→ **DESCRIPTION OF THE TASK**:
Tally the lines that include "What". Output the number only.

→ **RECORD EXTRACTS**:
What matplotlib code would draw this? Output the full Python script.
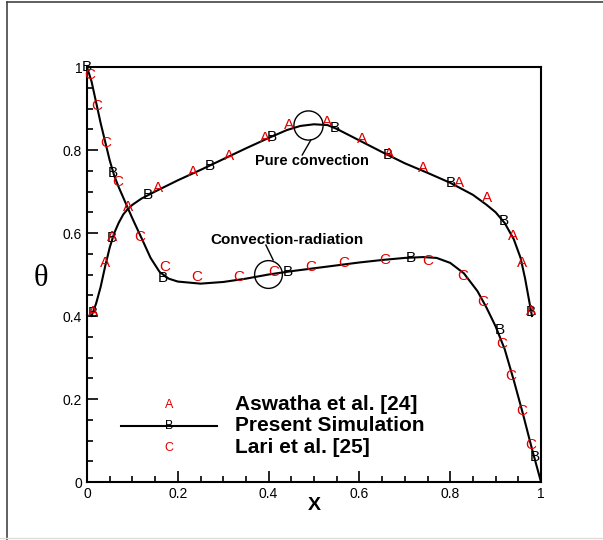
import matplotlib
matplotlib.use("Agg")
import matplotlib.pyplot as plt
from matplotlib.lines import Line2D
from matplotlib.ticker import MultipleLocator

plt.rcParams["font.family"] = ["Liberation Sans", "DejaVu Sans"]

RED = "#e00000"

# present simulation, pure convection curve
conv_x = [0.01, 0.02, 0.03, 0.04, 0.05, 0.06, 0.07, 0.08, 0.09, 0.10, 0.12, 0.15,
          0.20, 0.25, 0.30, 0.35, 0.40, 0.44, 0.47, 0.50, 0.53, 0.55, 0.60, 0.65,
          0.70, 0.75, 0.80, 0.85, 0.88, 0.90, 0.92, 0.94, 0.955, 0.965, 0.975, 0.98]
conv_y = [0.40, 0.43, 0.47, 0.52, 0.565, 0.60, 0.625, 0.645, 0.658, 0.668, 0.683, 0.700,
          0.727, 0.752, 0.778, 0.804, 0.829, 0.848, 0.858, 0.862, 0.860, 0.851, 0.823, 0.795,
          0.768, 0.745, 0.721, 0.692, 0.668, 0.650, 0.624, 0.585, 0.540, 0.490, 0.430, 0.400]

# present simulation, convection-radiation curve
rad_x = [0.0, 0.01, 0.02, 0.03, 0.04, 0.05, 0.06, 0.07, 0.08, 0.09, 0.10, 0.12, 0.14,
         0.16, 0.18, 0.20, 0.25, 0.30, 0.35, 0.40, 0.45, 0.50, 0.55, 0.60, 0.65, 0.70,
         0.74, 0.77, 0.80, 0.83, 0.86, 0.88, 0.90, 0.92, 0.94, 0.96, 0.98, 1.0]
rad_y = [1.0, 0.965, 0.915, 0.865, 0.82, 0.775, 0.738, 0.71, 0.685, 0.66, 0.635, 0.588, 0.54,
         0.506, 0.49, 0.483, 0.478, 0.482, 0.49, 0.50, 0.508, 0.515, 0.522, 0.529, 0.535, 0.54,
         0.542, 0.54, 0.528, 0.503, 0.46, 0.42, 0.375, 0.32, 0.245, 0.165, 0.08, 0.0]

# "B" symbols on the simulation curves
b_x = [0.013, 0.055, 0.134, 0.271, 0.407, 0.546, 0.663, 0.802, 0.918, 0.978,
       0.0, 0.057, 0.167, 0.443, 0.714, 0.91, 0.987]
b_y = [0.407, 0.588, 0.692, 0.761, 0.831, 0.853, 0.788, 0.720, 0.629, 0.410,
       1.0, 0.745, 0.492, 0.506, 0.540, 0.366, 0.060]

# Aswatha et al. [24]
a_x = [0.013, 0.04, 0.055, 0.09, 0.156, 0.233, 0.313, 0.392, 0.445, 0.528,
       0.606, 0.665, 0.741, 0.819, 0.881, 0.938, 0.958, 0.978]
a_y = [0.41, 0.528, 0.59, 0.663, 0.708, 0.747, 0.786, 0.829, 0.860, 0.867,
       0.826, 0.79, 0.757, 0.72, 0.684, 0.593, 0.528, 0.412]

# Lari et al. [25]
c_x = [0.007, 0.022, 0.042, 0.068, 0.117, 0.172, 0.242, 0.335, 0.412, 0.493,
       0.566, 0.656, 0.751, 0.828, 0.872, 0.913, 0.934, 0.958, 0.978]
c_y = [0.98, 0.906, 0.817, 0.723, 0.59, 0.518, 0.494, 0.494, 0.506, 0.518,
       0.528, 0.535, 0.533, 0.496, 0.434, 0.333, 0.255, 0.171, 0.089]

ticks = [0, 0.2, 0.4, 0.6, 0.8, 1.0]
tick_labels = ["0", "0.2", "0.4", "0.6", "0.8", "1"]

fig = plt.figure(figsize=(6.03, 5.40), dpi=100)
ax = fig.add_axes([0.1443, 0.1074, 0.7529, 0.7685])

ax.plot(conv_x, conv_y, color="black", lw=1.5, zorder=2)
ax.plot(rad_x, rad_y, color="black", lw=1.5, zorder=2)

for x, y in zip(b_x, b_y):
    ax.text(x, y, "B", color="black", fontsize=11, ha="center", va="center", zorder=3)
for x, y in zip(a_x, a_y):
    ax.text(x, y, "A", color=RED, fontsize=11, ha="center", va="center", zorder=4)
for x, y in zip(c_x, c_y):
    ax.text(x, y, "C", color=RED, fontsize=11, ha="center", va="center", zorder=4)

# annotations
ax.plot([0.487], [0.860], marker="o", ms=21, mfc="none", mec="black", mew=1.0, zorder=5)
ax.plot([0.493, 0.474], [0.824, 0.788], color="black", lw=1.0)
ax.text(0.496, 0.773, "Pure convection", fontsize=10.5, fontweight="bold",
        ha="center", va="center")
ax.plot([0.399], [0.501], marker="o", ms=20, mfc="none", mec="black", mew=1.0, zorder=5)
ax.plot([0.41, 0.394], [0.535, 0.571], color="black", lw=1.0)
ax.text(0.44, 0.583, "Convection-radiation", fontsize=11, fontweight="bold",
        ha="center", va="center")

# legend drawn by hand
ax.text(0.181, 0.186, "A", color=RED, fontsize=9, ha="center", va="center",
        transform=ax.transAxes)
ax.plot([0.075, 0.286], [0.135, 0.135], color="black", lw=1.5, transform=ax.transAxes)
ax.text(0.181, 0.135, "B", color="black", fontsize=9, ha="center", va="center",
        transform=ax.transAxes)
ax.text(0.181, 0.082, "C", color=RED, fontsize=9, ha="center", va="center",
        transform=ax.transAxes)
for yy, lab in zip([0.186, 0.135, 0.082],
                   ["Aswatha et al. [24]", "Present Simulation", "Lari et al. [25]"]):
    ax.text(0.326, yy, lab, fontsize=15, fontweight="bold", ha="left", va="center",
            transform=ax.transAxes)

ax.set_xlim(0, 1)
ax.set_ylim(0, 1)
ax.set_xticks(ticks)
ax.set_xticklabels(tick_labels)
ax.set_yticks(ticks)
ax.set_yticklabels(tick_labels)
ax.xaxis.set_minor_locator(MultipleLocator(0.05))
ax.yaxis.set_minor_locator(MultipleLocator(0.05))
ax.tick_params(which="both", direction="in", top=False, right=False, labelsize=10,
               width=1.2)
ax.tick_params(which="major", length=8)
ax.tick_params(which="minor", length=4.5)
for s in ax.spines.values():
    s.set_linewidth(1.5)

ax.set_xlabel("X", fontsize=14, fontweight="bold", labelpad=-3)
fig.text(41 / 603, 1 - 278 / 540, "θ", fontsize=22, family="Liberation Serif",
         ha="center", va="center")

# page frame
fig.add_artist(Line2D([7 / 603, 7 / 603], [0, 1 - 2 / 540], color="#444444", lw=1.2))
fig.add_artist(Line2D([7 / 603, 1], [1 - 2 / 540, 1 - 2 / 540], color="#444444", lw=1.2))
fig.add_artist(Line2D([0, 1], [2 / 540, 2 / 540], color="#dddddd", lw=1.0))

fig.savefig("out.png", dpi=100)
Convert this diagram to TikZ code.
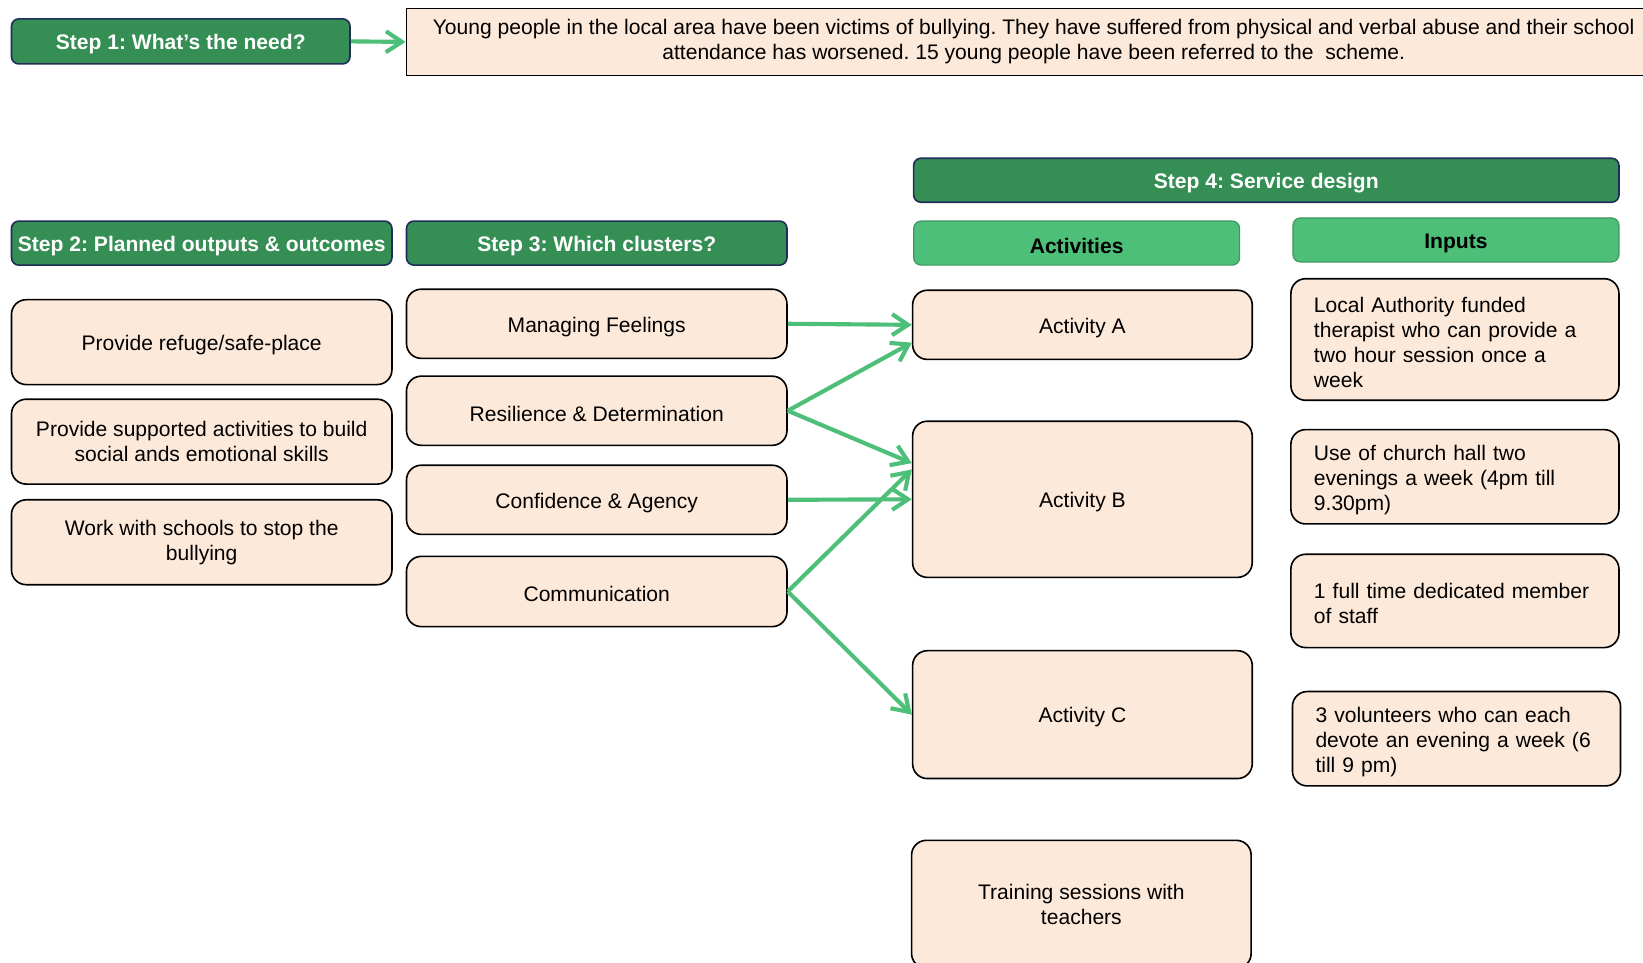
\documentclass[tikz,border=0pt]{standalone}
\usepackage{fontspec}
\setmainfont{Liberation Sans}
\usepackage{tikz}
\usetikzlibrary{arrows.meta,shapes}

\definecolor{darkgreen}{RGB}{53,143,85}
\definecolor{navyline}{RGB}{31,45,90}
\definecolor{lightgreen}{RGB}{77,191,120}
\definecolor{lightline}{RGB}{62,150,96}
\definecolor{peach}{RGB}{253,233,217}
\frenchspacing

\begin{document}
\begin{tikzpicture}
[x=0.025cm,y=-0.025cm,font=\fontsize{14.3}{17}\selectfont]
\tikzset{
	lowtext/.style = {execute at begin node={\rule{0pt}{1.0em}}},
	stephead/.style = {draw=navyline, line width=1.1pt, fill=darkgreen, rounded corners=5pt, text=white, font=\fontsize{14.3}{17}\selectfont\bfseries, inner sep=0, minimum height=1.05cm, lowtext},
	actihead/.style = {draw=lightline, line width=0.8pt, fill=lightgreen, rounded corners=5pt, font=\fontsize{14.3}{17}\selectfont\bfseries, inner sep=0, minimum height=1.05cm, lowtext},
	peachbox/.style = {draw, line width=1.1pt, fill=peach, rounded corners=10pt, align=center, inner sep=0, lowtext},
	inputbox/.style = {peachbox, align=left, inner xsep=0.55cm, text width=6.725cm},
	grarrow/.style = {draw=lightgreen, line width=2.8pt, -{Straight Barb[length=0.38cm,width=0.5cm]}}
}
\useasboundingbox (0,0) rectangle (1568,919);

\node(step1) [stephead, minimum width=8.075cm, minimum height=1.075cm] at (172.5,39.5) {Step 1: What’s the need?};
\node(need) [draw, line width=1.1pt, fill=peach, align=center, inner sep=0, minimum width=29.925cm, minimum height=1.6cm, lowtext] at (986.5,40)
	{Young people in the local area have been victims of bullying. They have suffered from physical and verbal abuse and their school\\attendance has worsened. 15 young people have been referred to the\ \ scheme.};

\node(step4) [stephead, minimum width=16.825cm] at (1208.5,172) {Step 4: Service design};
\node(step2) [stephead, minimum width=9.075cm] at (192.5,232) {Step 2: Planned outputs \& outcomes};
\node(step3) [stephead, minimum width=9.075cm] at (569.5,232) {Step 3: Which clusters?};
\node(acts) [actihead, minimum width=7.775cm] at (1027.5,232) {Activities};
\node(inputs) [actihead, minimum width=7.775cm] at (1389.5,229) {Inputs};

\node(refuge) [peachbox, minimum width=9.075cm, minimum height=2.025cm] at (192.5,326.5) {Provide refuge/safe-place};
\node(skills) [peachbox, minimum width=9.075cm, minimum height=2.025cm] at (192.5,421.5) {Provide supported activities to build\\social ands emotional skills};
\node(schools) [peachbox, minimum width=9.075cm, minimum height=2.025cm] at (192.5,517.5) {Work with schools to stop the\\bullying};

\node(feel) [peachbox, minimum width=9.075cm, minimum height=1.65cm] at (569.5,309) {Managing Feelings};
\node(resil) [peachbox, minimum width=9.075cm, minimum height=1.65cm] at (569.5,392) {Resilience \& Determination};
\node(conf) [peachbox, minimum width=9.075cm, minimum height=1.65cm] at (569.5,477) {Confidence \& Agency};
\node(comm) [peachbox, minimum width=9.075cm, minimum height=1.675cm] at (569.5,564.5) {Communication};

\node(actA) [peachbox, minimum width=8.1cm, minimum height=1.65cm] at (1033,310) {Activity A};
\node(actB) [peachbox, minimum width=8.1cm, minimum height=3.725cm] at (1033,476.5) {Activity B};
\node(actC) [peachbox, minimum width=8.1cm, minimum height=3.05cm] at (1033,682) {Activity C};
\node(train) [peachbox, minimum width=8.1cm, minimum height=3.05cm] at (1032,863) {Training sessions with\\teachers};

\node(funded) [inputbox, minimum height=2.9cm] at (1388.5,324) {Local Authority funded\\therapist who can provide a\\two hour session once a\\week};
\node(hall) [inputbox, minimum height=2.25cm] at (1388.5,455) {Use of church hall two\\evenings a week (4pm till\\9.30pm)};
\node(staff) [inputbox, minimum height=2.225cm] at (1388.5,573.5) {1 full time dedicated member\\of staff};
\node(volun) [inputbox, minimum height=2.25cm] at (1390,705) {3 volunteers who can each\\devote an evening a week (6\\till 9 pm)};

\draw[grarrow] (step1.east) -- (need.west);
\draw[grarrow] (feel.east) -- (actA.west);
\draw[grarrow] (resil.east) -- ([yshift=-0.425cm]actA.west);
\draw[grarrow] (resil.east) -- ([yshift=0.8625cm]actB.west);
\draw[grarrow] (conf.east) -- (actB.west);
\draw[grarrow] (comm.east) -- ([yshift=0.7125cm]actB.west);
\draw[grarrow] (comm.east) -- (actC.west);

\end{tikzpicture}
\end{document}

→ **OUTPUT BELOW**:
2